Building a Business Case

Document Current Costs

Before proposing improvements, document current situation thoroughly. Measure energy consumption, record temperature data, track productivity metrics if available, and note any heat-related complaints or incidents. This baseline demonstrates the problem and provides comparison data after implementation.

Get Accurate Quotes

Obtain detailed quotes from reputable suppliers including all installation costs, not just equipment price. Ask about warranty terms, expected maintenance costs, and typical equipment lifespan. Compare quotes on a total cost of ownership basis, not just purchase price.

Be Conservative

Decision-makers are appropriately sceptical of optimistic projections. Use conservative estimates for savings and be transparent about assumptions. An analysis that under-promises and over-delivers builds credibility for future requests.

Consider Staged Implementation

For large facilities, consider proposing a pilot installation in one area. Documented results from the pilot provide compelling evidence for broader rollout and reduce risk of large upfront investment.

Example ROI Calculation

Consider a 20,000 m² warehouse in Western Sydney currently using 40 pedestal fans consuming 500W each (20 kW total), running 2,500 hours annually:

Current annual energy cost: 20 kW × 2,500 hours × $0.28 = $14,000

Proposed: Four HVLS fans at 1.5 kW each (6 kW total)

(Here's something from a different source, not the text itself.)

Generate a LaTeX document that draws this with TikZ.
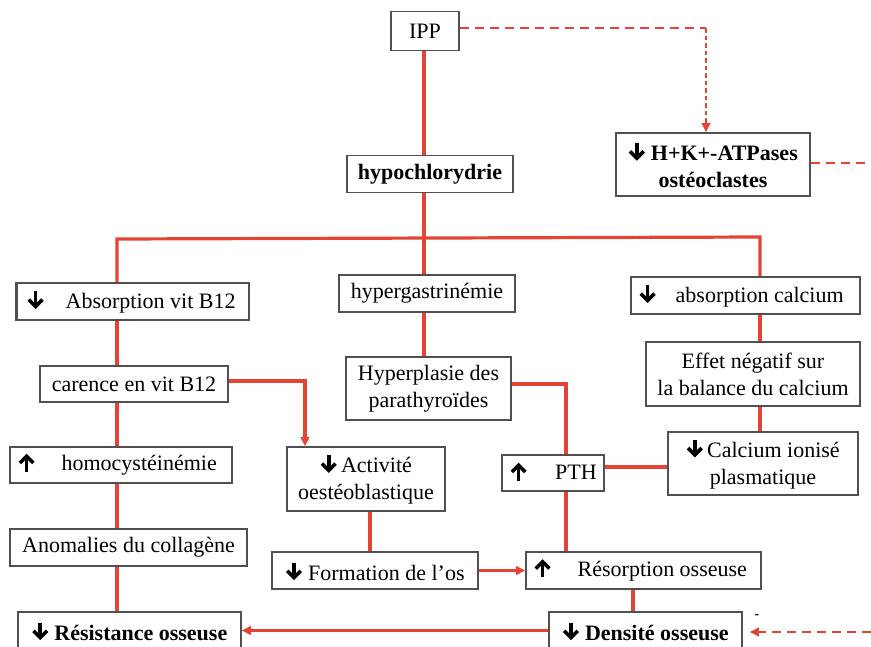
\documentclass[tikz,border=0pt]{standalone}
\usepackage{fontspec}
\setmainfont{Liberation Serif}
\usetikzlibrary{arrows.meta}
\definecolor{rl}{RGB}{228,68,52}
\definecolor{bx}{RGB}{80,80,80}
\newsavebox\dnbox
\newsavebox\upbox
\sbox\dnbox{\tikz[baseline=0pt,x=1pt,y=1pt]{\draw[line width=3.6pt] (0,17.5) -- (0,3.5); \draw[line width=3.6pt,line join=miter,miter limit=10] (-6.8,9.2) -- (0,2.4) -- (6.8,9.2);}}
\sbox\upbox{\tikz[baseline=0pt,x=1pt,y=1pt]{\draw[line width=3.6pt] (0,-1) -- (0,13.5); \draw[line width=3.6pt,line join=miter,miter limit=10] (-6.8,7.8) -- (0,14.6) -- (6.8,7.8);}}
\newcommand\dn{\usebox\dnbox}
\newcommand\upa{\usebox\upbox}
\begin{document}
\begin{tikzpicture}[x=1pt,y=-1pt, font=\fontsize{22}{27}\selectfont,
 box/.style={draw=bx, line width=1.6pt, inner sep=0pt, minimum height=37pt, align=center, fill=white},
 bbox/.style={box, font=\fontsize{22}{27}\selectfont\bfseries},
 ln/.style={draw=rl, line width=3.2pt},
 tip/.style={-{Triangle[length=9pt,width=8.5pt]}},
 dsh/.style={draw=rl, line width=2.6pt, dash pattern=on 9pt off 6pt},
 fdsh/.style={draw=rl, line width=2pt, dash pattern=on 4.5pt off 3pt}]
\useasboundingbox (0,0) rectangle (871,646);
\clip (0,0) rectangle (871,646);
\fill[white] (0,0) rectangle (871,646);

% coordinates for connector routes
\coordinate (cx) at (424,0);
\coordinate (bl) at (117,239);
\coordinate (br) at (760,237);
\coordinate (ca) at (305,381);
\coordinate (hp) at (566,384);
\coordinate (cp) at (0,467);
\coordinate (af) at (370,0);
\coordinate (rd) at (633,0);
\coordinate (hx) at (706,28);
\coordinate (re) at (871,163);
\coordinate (re2) at (871,632);

% trunk and bus (boxes cover the ends)
\draw[ln] (cx |- 0,50) -- (cx |- 0,155);
\draw[ln] (cx |- 0,192) -- (cx |- 0,275);
\draw[ln] (117,283) -- (bl) -- (br) -- (760,277);

% boxes
\node[box,minimum width=68pt,minimum height=39pt] (ipp) at (425,31) {IPP};
\node[bbox,minimum width=166pt] (hypo) at (430,174) {hypochlorydrie};
\node[bbox,minimum width=194pt,minimum height=63pt] (hk) at (713,164.5) {\dn\ H+K+-ATPases\\ostéoclastes};
\node[box,minimum width=232pt] (absb12) at (133,301.5) {\makebox[212pt][l]{\dn\hspace{21.5pt}Absorption vit B12}};
\draw[bx,line width=3pt] (absb12.north west) -- (absb12.south west);
\node[box,minimum width=176pt] (hypg) at (427,293.5) {hypergastrinémie};
\node[box,minimum width=229pt] (abscal) at (745.5,295.5) {\makebox[213pt][l]{\dn\hspace{19.5pt}absorption calcium}};
\node[box,minimum width=188pt,minimum height=36pt] (carence) at (134,384) {carence en vit B12};
\node[box,minimum width=165pt,minimum height=63pt] (hyper) at (428.5,388.5) {Hyperplasie des\\parathyroïdes};
\node[box,minimum width=214pt,minimum height=64pt] (effet) at (753,374) {Effet négatif sur\\la balance du calcium};
\node[box,minimum width=222pt,minimum height=36pt] (homo) at (121,465) {\makebox[206pt][l]{\upa\hspace{26.4pt}homocystéinémie}};
\node[box,minimum width=158pt,minimum height=64pt] (activ) at (366,479) {\dn\,Activité\\oestéoblastique};
\node[box,minimum width=102pt,minimum height=36pt] (pth) at (553,473) {\makebox[86pt][l]{\upa\hspace{28pt}PTH}};
\node[box,minimum width=190pt,minimum height=63pt] (calc) at (763,463.5) {\dn\,Calcium ionisé\\plasmatique};
\node[box,minimum width=237pt] (anom) at (128.5,547.5) {Anomalies du collagène};
\node[box,minimum width=206pt] (form) at (375,570.5) {\dn\ Formation de l’os};
\node[box,minimum width=235pt] (resorp) at (643.5,570.5) {\makebox[219pt][l]{\upa\hspace{26.5pt}Résorption osseuse}};
\node[bbox,minimum width=223pt] (resist) at (129.5,630.5) {\dn\ Résistance osseuse};
\node[bbox,minimum width=193pt] (dens) at (645.5,630.5) {\dn\ Densité osseuse};
\node[font=\fontsize{14}{14}\selectfont\bfseries] (minus) at (757,617) {-};

% connectors between boxes
\draw[ln] (absb12.south -| bl) -- (carence.north -| bl);
\draw[ln] (carence.south -| bl) -- (homo.north -| bl);
\draw[ln] (homo.south -| bl) -- (anom.north -| bl);
\draw[ln] (anom.south -| bl) -- (resist.north -| bl);
\draw[ln] (hypg.south -| cx) -- (hyper.north -| cx);
\draw[ln] (abscal.south -| br) -- (effet.north -| br);
\draw[ln] (effet.south -| br) -- (calc.north -| br);
\draw[ln,tip] (carence.east |- ca) -- (ca) -- (ca |- activ.north);
\draw[ln] (hyper.east |- hp) -- (hp) -- (hp |- pth.north);
\draw[ln] (pth.south -| hp) -- (resorp.north -| hp);
\draw[ln] (calc.west |- cp) -- (pth.east |- cp);
\draw[ln] (activ.south -| af) -- (form.north -| af);
\draw[ln,line width=3.8pt,tip] (form.east) -- (resorp.west);
\draw[ln] (resorp.south -| rd) -- (dens.north -| rd);
\draw[ln,tip] (dens.west) -- (resist.east);
\draw[dsh] (ipp.east |- hx) -- (hx);
\draw[fdsh,tip] (hx) -- (hx |- hk.north);
\draw[dsh] (hk.east |- re) -- (re);
\draw[dsh,tip,shorten >=7pt] (re2) -- (dens.east |- re2);
\end{tikzpicture}
\end{document}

New annual energy cost: 6 kW × 2,500 hours × $0.28 = $4,200

Annual energy savings: $14,000 - $4,200 = $9,800

Investment cost: $80,000 (four fans plus installation)

Simple payback on energy alone: $80,000 ÷ $9,800 = 8.2 years

If we add even modest productivity improvements for 30 workers at $35/hour average, a 3% improvement for 2,000 working hours is worth approximately $63,000 annually. Combined with energy savings, total annual benefit becomes $72,800, reducing payback to just over one year.

Conclusion

Industrial cooling investments frequently deliver attractive returns when all factors are considered. The key is comprehensive analysis that captures both direct cost savings and the often-larger productivity and risk reduction benefits.

Document your current situation thoroughly, obtain accurate implementation costs, make conservative projections, and present the analysis transparently. A well-constructed business case that acknowledges uncertainty while demonstrating likely returns will be more persuasive than one making unrealistic claims.

For major investments, consider engaging independent consultants to validate projections and ensure you're comparing appropriate solutions for your specific circumstances.